Bus and Coach Passenger Rights (Regulation (EU) 181/2011) continue to emerge as a vital issue, drawing the attention of EPF. In an effort to drive the discussion forward, EPF has contributed its insights to the on-going Fact-finding study, commissioned by DG MOVE. Our recommendations aim to identify legal gaps and to shed light on areas where improvement is necessary, with the aim of fair treatment, enhanced accessibility, and a smoother dispute resolution for bus and coach passengers.

To begin with, EPF advocates for reducing the existing 250km threshold outlined by Regulation (EU) No 181/2011, noting the current exclusion of numerous intercity connections. EPF proposes transitioning to passenger-centric thresholds instead of vehicle-centric ones, endorsing a lowered threshold of 50km (in different European countries, this is the maximum distance allowed to qualify as PSO services).

The Regulation should provide compensation for damage to or loss of luggage also for reasons other than accidents, in case the carrier or terminal has been negligent / is at fault (as is the case in other Passenger Rights Regulations). It is recommended that when passengers hand their luggage to the carrier, they receive a receipt, to present on arrival to get their luggage back (cf. CIV rules as referred to in the Rail Passenger Rights’ Regulation). Any damage to mobility equipment should be compensated asap (the Regulation currently doesn’t foresee any time limits).

Assistance for PRM (Persons with Reduced Mobility) should be provided at all terminals, starting with those terminals of a certain size (criteria to be defined). Accessibility of vehicles also needs to be addressed, whereby the UK PSVAR (Public Service Vehicles Accessibility Regulations) could serve as inspiration. Furthermore, we recommend (annual refreshment of) staff training on assisting PRM and people with a disability.

The right to re-routing, reimbursement and assistance should apply for delays starting at 60 minutes. EPF’s forward-looking recommendations advocate for flexibility and suggest that rerouting should, where needed, encompass other carriers and alternative modes of transportation. In addition, passengers should have the agency to independently re-route if the carrier does not offer suitable alternatives within a predefined timeframe.

EPF reiterates the importance of compensation for delays upon arrival, similar to other modes of transportation. EPF suggests that passengers should be entitled to a compensation amounting to 25% of the ticket price after one hour of delay, and 50% compensation after two hours, with payments to be made within 7 days. Traffic conditions are normally not unforeseeable and operators should take this into account in their timetables. Hence, delays due to heavy traffic should not count as an ‘extraordinary circumstance’ exempting carriers from their obligations.

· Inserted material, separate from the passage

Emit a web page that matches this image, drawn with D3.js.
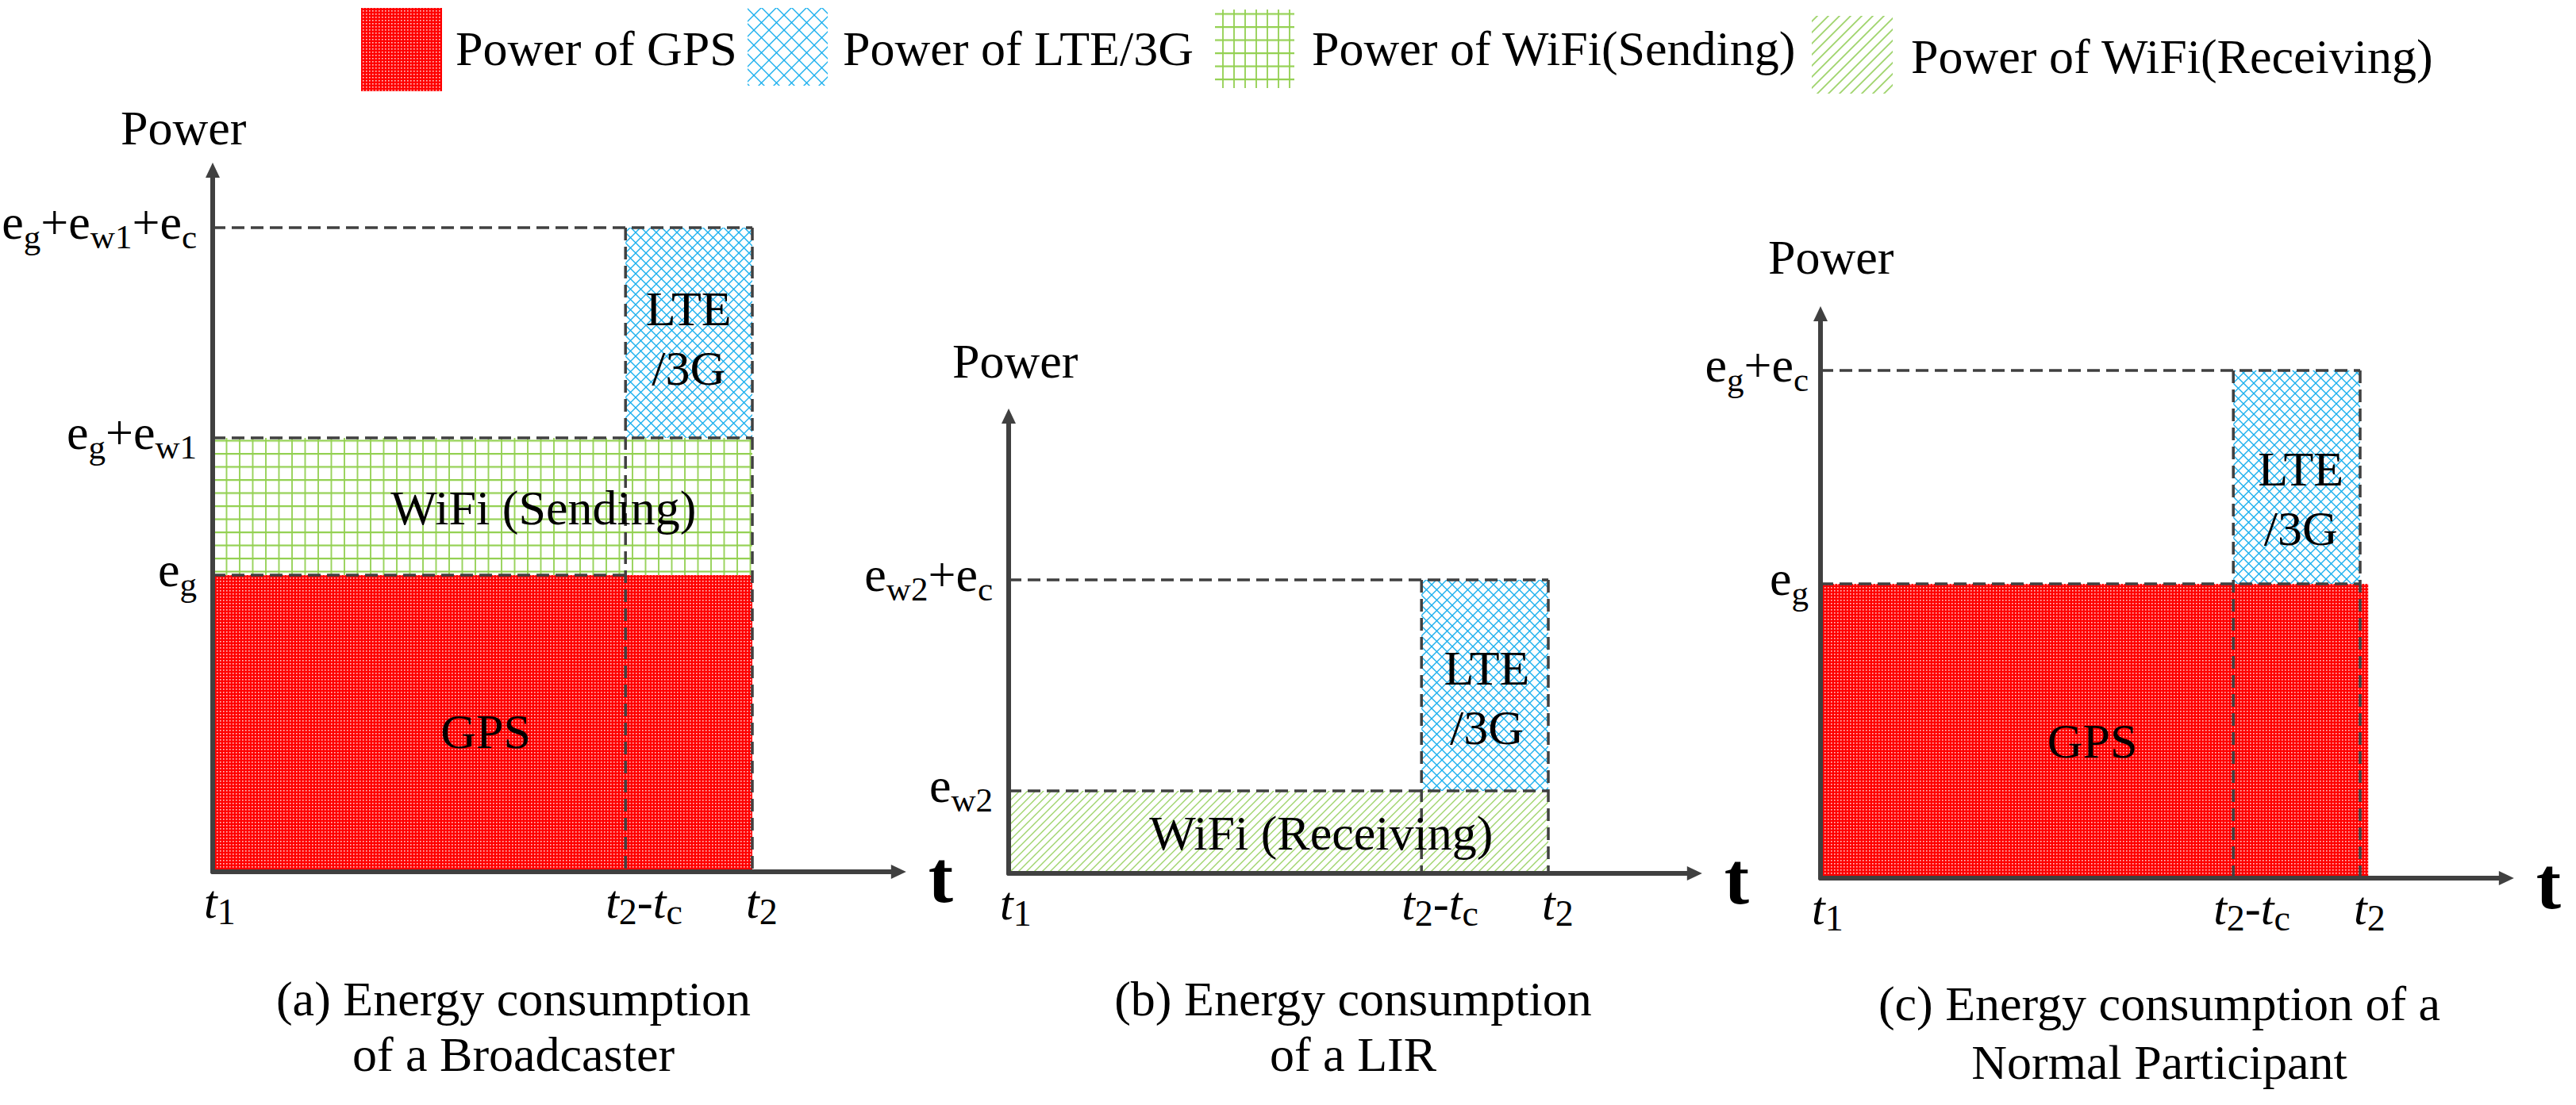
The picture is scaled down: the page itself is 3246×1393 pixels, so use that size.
<!DOCTYPE html>
<html>
<head>
<meta charset="utf-8">
<script src="https://cdn.jsdelivr.net/npm/d3@7"></script>
<style>
  html, body { margin: 0; padding: 0; background: #ffffff; }
  svg { display: block; }
</style>
</head>
<body>
<script>
// ---------------- DATA ----------------
const legendNames = ["Power of GPS", "Power of LTE/3G", "Power of WiFi(Sending)", "Power of WiFi(Receiving)"];
const legendKeys = ["gps", "lte", "wifiS", "wifiR"];

// time points (relative): t1, t2 - tc, t2 ; axis end
const timeValues = [0, 0.765, 1];
const timeLabels = [
  [["t", "i"], ["1", "s"]],
  [["t", "i"], ["2", "s"], ["-", "n"], ["t", "i"], ["c", "s"]],
  [["t", "i"], ["2", "s"]]
];
const timeAxisEnd = 1.285;

// power levels of each panel (arbitrary units)
const levelsA = [3.74, 5.47, 8.12];   // eg, eg+ew1, eg+ew1+ec
const levelsB = [1.04, 3.70];         // ew2, ew2+ec
const levelsC = [3.71, 6.40];         // eg, eg+ec
const powerAxisTop = [8.94, 5.86, 7.21];

const levelLabelsA = [
  [["e", "n"], ["g", "s"]],
  [["e", "n"], ["g", "s"], ["+", "n"], ["e", "n"], ["w1", "s"]],
  [["e", "n"], ["g", "s"], ["+", "n"], ["e", "n"], ["w1", "s"], ["+", "n"], ["e", "n"], ["c", "s"]]
];
const levelLabelsB = [
  [["e", "n"], ["w2", "s"]],
  [["e", "n"], ["w2", "s"], ["+", "n"], ["e", "n"], ["c", "s"]]
];
const levelLabelsC = [
  [["e", "n"], ["g", "s"]],
  [["e", "n"], ["g", "s"], ["+", "n"], ["e", "n"], ["c", "s"]]
];

// bars: [key, tStart, tEnd, pLow, pHigh]
const barsA = [["gps", 0, 1, 0, 3.74], ["wifiS", 0, 1, 3.74, 5.47], ["lte", 0.765, 1, 5.47, 8.12]];
const barsB = [["wifiR", 0, 1, 0, 1.04], ["lte", 0.765, 1, 1.04, 3.70]];
const barsC = [["gps", 0, 1.015, 0, 3.71], ["lte", 0.765, 1, 3.71, 6.40]];

// region labels: [lines, tCenter, pBaseline of first line]
const regionA = [[["GPS"], 0.506, 1.56], [["WiFi (Sending)"], 0.613, 4.38], [["LTE", "/3G"], 0.882, 6.89]];
const regionB = [[["WiFi (Receiving)"], 0.579, 0.30], [["LTE", "/3G"], 0.886, 2.38]];
const regionC = [[["GPS"], 0.504, 1.52], [["LTE", "/3G"], 0.890, 4.95]];

const captions = [
  ["(a) Energy consumption", "of a Broadcaster"],
  ["(b) Energy consumption", "of a LIR"],
  ["(c) Energy consumption of a", "Normal Participant"]
];
const axisNames = ["Power", "t"];

// ---------------- LAYOUT ----------------
const W = 3246, H = 1393;
const FONT = "'Liberation Serif', 'Times New Roman', Tinos, 'DejaVu Serif', serif";
const svg = d3.select("body").append("svg").attr("width", W).attr("height", H)
  .attr("font-family", FONT).style("font-family", FONT);
const defs = svg.append("defs");
const ink = "#404040";
const green = "#92d050";
const blue = "#1cb0ee";

// patterns
function gpsPattern(id) {
  const p = defs.append("pattern").attr("id", id).attr("patternUnits", "userSpaceOnUse").attr("width", 4).attr("height", 4);
  p.append("rect").attr("width", 4).attr("height", 4).attr("fill", "#ff0000");
  p.append("rect").attr("x", 1).attr("y", 1).attr("width", 1.6).attr("height", 1.6).attr("fill", "#ffc8c8");
}
function ltePattern(id, s) {
  const p = defs.append("pattern").attr("id", id).attr("patternUnits", "userSpaceOnUse").attr("width", s).attr("height", s);
  p.append("rect").attr("width", s).attr("height", s).attr("fill", "#ffffff");
  p.append("path").attr("d", `M0,0L${s},${s}M${s},0L0,${s}`).attr("stroke", blue).attr("stroke-width", 1.4).attr("fill", "none");
}
function gridPattern(id, sx, sy) {
  const p = defs.append("pattern").attr("id", id).attr("patternUnits", "userSpaceOnUse").attr("width", sx).attr("height", sy);
  p.append("rect").attr("width", sx).attr("height", sy).attr("fill", "#ffffff");
  p.append("path").attr("d", `M1,0V${sy}`).attr("stroke", green).attr("stroke-width", 1.8);
  p.append("path").attr("d", `M0,1H${sx}`).attr("stroke", green).attr("stroke-width", 2.4);
}
function hatchPattern(id, s, w) {
  const p = defs.append("pattern").attr("id", id).attr("patternUnits", "userSpaceOnUse").attr("width", s).attr("height", s);
  p.append("rect").attr("width", s).attr("height", s).attr("fill", "#ffffff");
  p.append("path").attr("d", `M0,${s}L${s},0M-2,2L2,-2M${s - 2},${s + 2}L${s + 2},${s - 2}`)
    .attr("stroke", "#9fd46c").attr("stroke-width", w);
}
gpsPattern("p-gps");
ltePattern("p-lte", 13);
ltePattern("p-lte-leg", 19);
gridPattern("p-wifiS", 16.5, 16.5);
gridPattern("p-wifiS-leg", 14, 16.5);
hatchPattern("p-wifiR", 10, 1.4);
hatchPattern("p-wifiR-leg", 14, 1.8);

const fillFor = { gps: "url(#p-gps)", lte: "url(#p-lte)", wifiS: "url(#p-wifiS)", wifiR: "url(#p-wifiR)" };
const legFill = { gps: "url(#p-gps)", lte: "url(#p-lte-leg)", wifiS: "url(#p-wifiS-leg)", wifiR: "url(#p-wifiR-leg)" };

// ---------- legend ----------
const legendBoxes = [[455, 10, 102, 105], [942, 10, 101, 98], [1531, 12, 100, 99], [2283, 20, 102, 98]];
const legendTextPos = [[574, 82], [1062, 82], [1653, 82], [2408, 92]];
const legend = svg.append("g");
legendKeys.forEach((k, i) => {
  const b = legendBoxes[i];
  legend.append("rect").attr("x", b[0]).attr("y", b[1]).attr("width", b[2]).attr("height", b[3]).attr("fill", legFill[k]);
  legend.append("text").attr("x", legendTextPos[i][0]).attr("y", legendTextPos[i][1])
    .attr("font-size", 62).text(legendNames[i]);
});

// ---------- shared scales ----------
const x = d3.scaleLinear().domain([0, 1]).range([0, 680]);
const y = d3.scaleLinear().domain([0, 10]).range([0, -1000]);

const panelOrigins = [[268, 1099], [1271, 1101], [2294, 1107]];
const allLevels = [levelsA, levelsB, levelsC];
const allLevelLabels = [levelLabelsA, levelLabelsB, levelLabelsC];
const allBars = [barsA, barsB, barsC];
const allRegions = [regionA, regionB, regionC];
const powerLabelOff = [[-116, -23], [-71, -39], [-66, -41]];
const levelLabelRight = [-20, -20, -15];
const timeLabelOff = [-11, -25, -8];
const captionPos = [[647, 1280, 1350], [1705, 1280, 1350], [2721, 1286, 1360]];

function richText(g, parts, xPos, yPos, anchor, size, subSize, subShift) {
  const t = g.append("text").attr("x", xPos).attr("y", yPos).attr("text-anchor", anchor).attr("font-size", size);
  let shifted = false;
  parts.forEach(([s, kind]) => {
    const ts = t.append("tspan").text(s);
    if (kind === "s") {
      ts.attr("font-size", subSize);
      if (!shifted) { ts.attr("dy", subShift); shifted = true; }
    } else {
      if (shifted) { ts.attr("dy", -subShift); shifted = false; }
      if (kind === "i") ts.attr("font-style", "italic");
    }
  });
  return t;
}

allBars.forEach((bars, pi) => {
  const [ox, oy] = panelOrigins[pi];
  const g = svg.append("g").attr("transform", `translate(${ox},${oy})`);
  const levels = allLevels[pi];
  const top = levels[levels.length - 1];

  // filled rectangles
  g.selectAll("rect.bar").data(bars).join("rect").attr("class", "bar")
    .attr("x", d => x(d[1])).attr("width", d => x(d[2]) - x(d[1]))
    .attr("y", d => y(d[4])).attr("height", d => y(d[3]) - y(d[4]))
    .attr("fill", d => fillFor[d[0]]);

  // dashed guide lines
  const dashed = g.append("g").attr("stroke", ink).attr("stroke-width", 3.5)
    .attr("stroke-dasharray", "16,8").attr("fill", "none");
  levels.forEach((lv, li) => {
    const xEnd = (pi === 0 && li === 0) ? timeValues[1] : timeValues[2];
    dashed.append("line").attr("x1", x(0)).attr("x2", x(xEnd)).attr("y1", y(lv)).attr("y2", y(lv));
  });
  [timeValues[1], timeValues[2]].forEach(tv => {
    dashed.append("line").attr("x1", x(tv)).attr("x2", x(tv)).attr("y1", y(top)).attr("y2", y(0));
  });

  // axes
  const xEndPx = x(timeAxisEnd), yTopPx = y(powerAxisTop[pi]);
  g.append("line").attr("x1", x(0)).attr("y1", 0).attr("x2", xEndPx - 12).attr("y2", 0)
    .attr("stroke", ink).attr("stroke-width", 6).attr("stroke-linecap", "round");
  g.append("path").attr("d", `M${xEndPx},0L${xEndPx - 19},-9L${xEndPx - 19},9Z`).attr("fill", ink);
  g.append("line").attr("x1", 0).attr("y1", y(0)).attr("x2", 0).attr("y2", yTopPx + 12)
    .attr("stroke", ink).attr("stroke-width", 6).attr("stroke-linecap", "round");
  g.append("path").attr("d", `M0,${yTopPx}L-9,${yTopPx + 19}L9,${yTopPx + 19}Z`).attr("fill", ink);

  // axis names
  g.append("text").attr("x", powerLabelOff[pi][0]).attr("y", yTopPx + powerLabelOff[pi][1])
    .attr("font-size", 62).text(axisNames[0]);
  g.append("text").attr("x", xEndPx + 28).attr("y", 38).attr("font-size", 94)
    .attr("font-weight", "bold").text(axisNames[1]);

  // level labels
  allLevelLabels[pi].forEach((parts, li) => {
    richText(g, parts, levelLabelRight[pi], y(levels[li]) + 14, "end", 62, 43, 12);
  });

  // time labels
  timeLabels.forEach((parts, ti) => {
    richText(g, parts, x(timeValues[ti]) + timeLabelOff[ti], 58, "start", 60, 46, 8);
  });

  // region labels
  allRegions[pi].forEach(([lines, tc, pb]) => {
    lines.forEach((ln, k) => {
      g.append("text").attr("x", x(tc)).attr("y", y(pb) + k * 75)
        .attr("text-anchor", "middle").attr("font-size", 62).text(ln);
    });
  });

  // caption
  const cp = captionPos[pi];
  svg.append("text").attr("x", cp[0]).attr("y", cp[1]).attr("text-anchor", "middle").attr("font-size", 62).text(captions[pi][0]);
  svg.append("text").attr("x", cp[0]).attr("y", cp[2]).attr("text-anchor", "middle").attr("font-size", 62).text(captions[pi][1]);
});
</script>
</body>
</html>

Moreover, EPF recognises the hurdles to submitting complaints, such as lack of awareness on passenger rights, complex procedures, difficulties in providing supporting evidence, not being confident of the outcome, amongst others. To improve the situation, EPF recommends simplifying procedures, increasing passenger awareness of their rights, and providing information in accessible formats. In the future, automatic compensation should be the goal, as is currently already applied in some parts of Europe for rail journeys.

In relation to the role of alternative dispute resolution (ADR) bodies, EPF suggests that carriers bear the cost of participating (which should be mandatory), while passengers should be able to participate for free or at a nominal reimbursable fee. ADRs should be accessible in multiple languages. EPF also proposes that ADR bodies’ decisions should be public (ensuring transparency and stimulating operators to provide better service) and binding.

Finally, alignment of bus & coach passenger rights with passenger rights in other modes (notably as reflected in the revised Rail Passenger Rights’ Regulation that recently entered into force), is called for (e.g., regarding minimum service quality standards, information provision, personal security guarantees: aspects currently not covered by Regulation 181/2011), while also considering the relevance of the Package Travel Directive (transposed into national law) for some long-distance bus trips (notably on issues related to insolvency protection and self-cancellation) and the need for a broader framework on multimodal passenger rights (see EPF’s position here).